Human World AIDS Day Ribbon In Nevis
December 01, 2008
Inclement weather did not derail the efforts of the HIV/AIDS Unit on Nevis to mark the 20th anniversary of World Aids Day on Monday December 1. The march through the streets of Charlestown to Grove Park went ahead as planned with students, health personnel and private citizens under the theme “Stop AIDS Keep the Promise: Lead Empower Deliver”.
During a brief ceremony, Minister of Health in the Nevis Island Administration (NIA) Hon. Hensley Daniel said despite the public’s substantial knowledge on how the disease was contracted and its danger, their behaviour was lacking.
He expressed the hope that that the gap between the knowledge of HIV/AIDS and behaviour could be bridged which would in time, reduce its incidence on the island.
The Health Minister pointed to the cost of treatment for HIV/AIDS patients which he described as a significant amount of money that could be used for other things.
“We have been meeting the cost of those people and just to give you an idea, to feed 12 people with anti retroviral drugs in Nevis is about $4,000-5,000 a month, So if you multiply that by a year you get $60,000.

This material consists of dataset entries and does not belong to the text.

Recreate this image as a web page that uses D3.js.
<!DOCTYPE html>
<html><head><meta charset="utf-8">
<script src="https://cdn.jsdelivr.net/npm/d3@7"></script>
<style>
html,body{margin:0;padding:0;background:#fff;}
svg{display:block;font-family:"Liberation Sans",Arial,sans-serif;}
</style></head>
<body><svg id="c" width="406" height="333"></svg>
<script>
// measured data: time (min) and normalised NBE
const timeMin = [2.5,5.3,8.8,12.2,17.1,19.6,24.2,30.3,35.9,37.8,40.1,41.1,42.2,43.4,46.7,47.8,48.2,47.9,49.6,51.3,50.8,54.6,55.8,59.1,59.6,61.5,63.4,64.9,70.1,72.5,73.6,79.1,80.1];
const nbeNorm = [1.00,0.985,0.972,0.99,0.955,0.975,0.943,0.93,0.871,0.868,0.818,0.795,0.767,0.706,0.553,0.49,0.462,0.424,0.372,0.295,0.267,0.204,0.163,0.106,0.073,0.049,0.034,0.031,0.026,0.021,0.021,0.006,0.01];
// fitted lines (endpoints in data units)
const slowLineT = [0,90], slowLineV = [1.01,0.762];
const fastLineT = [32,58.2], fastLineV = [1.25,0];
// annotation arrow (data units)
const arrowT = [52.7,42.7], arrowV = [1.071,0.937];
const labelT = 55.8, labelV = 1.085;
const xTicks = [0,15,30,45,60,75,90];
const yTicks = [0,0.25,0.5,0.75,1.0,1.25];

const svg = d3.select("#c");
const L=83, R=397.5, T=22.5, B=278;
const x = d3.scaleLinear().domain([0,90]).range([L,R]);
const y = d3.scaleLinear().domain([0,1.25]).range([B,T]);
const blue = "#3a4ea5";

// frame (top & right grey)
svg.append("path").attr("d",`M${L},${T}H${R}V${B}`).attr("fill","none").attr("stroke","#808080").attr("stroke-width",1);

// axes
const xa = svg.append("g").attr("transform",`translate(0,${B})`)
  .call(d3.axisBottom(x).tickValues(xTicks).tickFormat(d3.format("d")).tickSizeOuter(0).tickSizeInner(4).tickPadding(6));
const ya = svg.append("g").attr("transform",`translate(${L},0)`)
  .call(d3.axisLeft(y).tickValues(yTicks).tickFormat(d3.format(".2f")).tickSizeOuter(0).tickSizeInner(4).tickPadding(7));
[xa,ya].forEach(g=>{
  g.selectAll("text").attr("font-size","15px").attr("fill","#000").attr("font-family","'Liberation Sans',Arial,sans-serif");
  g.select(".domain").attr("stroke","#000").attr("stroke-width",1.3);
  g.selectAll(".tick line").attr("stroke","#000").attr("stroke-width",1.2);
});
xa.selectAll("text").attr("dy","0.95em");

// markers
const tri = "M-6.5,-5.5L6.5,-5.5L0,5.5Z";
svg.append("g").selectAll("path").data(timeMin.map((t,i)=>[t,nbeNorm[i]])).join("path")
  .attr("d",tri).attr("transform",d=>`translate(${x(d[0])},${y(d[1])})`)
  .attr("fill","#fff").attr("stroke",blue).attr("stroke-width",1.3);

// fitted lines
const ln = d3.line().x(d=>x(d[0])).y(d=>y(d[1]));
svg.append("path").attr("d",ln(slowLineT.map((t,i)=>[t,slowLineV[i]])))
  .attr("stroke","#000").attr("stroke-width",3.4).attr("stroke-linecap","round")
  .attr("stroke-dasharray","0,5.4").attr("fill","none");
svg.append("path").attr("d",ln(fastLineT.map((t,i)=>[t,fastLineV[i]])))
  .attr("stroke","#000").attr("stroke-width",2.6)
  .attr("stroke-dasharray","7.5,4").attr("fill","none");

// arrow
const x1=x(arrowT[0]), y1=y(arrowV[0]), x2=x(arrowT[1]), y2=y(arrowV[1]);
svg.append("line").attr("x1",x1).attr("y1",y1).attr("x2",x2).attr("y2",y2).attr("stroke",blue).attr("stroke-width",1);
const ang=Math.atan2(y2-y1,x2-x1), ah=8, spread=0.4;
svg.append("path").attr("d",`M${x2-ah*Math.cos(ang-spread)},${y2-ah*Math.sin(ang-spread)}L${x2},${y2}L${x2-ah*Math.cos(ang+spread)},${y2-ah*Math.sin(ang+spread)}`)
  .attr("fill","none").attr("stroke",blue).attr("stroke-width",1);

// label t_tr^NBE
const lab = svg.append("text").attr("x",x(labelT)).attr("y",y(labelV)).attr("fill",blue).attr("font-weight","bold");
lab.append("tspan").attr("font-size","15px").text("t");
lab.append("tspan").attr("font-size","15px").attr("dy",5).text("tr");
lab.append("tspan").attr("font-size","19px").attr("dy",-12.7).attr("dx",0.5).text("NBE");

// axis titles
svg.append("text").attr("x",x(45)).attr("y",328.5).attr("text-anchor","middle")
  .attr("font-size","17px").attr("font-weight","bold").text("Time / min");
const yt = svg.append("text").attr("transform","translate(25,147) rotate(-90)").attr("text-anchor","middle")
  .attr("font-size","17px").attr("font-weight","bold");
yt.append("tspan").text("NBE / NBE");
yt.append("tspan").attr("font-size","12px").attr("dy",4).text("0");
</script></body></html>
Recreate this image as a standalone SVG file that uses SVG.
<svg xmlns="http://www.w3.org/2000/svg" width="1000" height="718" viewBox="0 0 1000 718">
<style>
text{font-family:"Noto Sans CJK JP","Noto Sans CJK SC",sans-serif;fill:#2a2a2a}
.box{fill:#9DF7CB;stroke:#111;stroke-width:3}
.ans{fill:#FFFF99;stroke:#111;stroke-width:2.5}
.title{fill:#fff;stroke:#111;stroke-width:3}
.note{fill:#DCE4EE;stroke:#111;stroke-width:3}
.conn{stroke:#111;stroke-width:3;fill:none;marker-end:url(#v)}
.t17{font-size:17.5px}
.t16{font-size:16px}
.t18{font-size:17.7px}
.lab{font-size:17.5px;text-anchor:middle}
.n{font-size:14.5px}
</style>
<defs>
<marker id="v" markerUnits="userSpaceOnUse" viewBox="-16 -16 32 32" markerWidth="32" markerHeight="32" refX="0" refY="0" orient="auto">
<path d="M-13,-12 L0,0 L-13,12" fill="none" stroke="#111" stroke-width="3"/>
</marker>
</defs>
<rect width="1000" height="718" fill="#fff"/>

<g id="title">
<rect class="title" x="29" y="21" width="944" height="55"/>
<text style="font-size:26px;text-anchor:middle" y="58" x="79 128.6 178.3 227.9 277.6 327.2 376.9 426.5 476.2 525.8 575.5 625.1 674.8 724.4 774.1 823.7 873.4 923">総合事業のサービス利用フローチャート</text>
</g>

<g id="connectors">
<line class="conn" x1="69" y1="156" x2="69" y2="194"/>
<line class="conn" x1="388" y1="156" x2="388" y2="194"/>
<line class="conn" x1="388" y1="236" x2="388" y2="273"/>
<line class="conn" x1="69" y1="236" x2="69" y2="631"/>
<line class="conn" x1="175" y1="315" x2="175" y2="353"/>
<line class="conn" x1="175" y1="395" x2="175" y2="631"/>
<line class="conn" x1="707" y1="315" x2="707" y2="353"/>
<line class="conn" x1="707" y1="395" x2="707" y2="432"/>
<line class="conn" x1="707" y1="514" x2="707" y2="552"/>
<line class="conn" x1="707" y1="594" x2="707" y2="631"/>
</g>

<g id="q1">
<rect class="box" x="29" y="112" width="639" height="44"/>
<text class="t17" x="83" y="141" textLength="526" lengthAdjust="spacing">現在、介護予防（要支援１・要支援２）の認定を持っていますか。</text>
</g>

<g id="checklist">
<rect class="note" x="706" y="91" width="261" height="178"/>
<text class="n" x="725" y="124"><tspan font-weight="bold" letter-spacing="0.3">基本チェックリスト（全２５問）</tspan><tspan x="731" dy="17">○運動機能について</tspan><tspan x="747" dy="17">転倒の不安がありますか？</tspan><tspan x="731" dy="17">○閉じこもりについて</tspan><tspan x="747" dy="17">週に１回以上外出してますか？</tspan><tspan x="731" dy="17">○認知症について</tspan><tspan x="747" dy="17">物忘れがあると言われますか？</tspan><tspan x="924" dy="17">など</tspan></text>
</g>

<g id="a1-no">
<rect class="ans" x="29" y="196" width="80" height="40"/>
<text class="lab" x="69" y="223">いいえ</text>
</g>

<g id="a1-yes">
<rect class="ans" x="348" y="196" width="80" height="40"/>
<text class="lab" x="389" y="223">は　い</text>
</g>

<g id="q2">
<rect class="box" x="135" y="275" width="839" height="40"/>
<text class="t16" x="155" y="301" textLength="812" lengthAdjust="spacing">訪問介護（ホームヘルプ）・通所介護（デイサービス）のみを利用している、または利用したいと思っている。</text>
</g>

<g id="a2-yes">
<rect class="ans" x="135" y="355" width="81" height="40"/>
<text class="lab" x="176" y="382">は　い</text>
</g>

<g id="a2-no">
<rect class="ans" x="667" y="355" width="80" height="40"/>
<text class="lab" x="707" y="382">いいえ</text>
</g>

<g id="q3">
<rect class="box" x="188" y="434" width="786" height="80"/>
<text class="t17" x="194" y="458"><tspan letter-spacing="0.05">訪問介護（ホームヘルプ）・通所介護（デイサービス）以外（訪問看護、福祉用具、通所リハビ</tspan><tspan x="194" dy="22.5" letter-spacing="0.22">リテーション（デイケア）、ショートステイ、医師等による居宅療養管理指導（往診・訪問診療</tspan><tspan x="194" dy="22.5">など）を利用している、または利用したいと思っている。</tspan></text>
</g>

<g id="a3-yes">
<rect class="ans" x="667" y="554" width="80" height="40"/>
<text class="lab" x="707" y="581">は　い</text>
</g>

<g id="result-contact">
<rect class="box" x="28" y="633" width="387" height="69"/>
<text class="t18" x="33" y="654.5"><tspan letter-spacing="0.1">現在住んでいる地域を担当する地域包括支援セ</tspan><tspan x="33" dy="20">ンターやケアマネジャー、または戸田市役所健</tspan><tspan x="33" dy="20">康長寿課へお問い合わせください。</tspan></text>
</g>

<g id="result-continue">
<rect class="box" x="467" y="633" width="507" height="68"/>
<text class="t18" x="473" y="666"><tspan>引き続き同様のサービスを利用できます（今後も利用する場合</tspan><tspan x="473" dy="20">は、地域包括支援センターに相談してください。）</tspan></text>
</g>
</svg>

“If you double the number of people we have to treat you get $120,000. So if the number of cases requiring treatment moves from 12 to 24 just the treatment alone costs $120,000 a year,” he said.
He warned that the responsibility to control the spread of AIDS rested with every individual for the protection of their family and community. An increase in the incidence of HIV/AIDS Mr. Daniel said would be felt in the pockets.
Acting Permanent Secretary in the Ministry of Health and Health Planner Mrs. Nicole Slack-Liburd said the NIA had led the way when it established the HIV/AIDS Unit which was guided by a National Strategic Plan for HIV/AIDS.
She said though much had been accomplished, the battle was far from over. The island still averaged three new cases of HIV/AIDS per year and 14 individuals continued to access care and treatment services.
Mrs. Slack-Liburd noted that there should be no shortage of leaders to fight the disease.
“Let us accelerate our response to the disease by searching for the leader within each and every one of us. It is our civic duty to empower ourselves so we can be delivered from the scourge of the disease,” she said.
The 2007 and 2008 World AIDS Day theme which promotes leadership, builds on the 2006 theme of accountability. Mrs. Slack-Liburd said Leadership highlighted the discrepancy between the commitments that had been made to halt the spread of AIDS and actions taken to follow them through.
Before the ceremony, a formation which depicted the red ribbon, the symbol for HIV, was made with the 200 persons who took part in the march. They hoisted red umbrellas written “KEEP THE PROMISE” and “STOP AIDS”.
The 200 number represented the amount of persons who had tested positive in the Federation up till the end of 2007.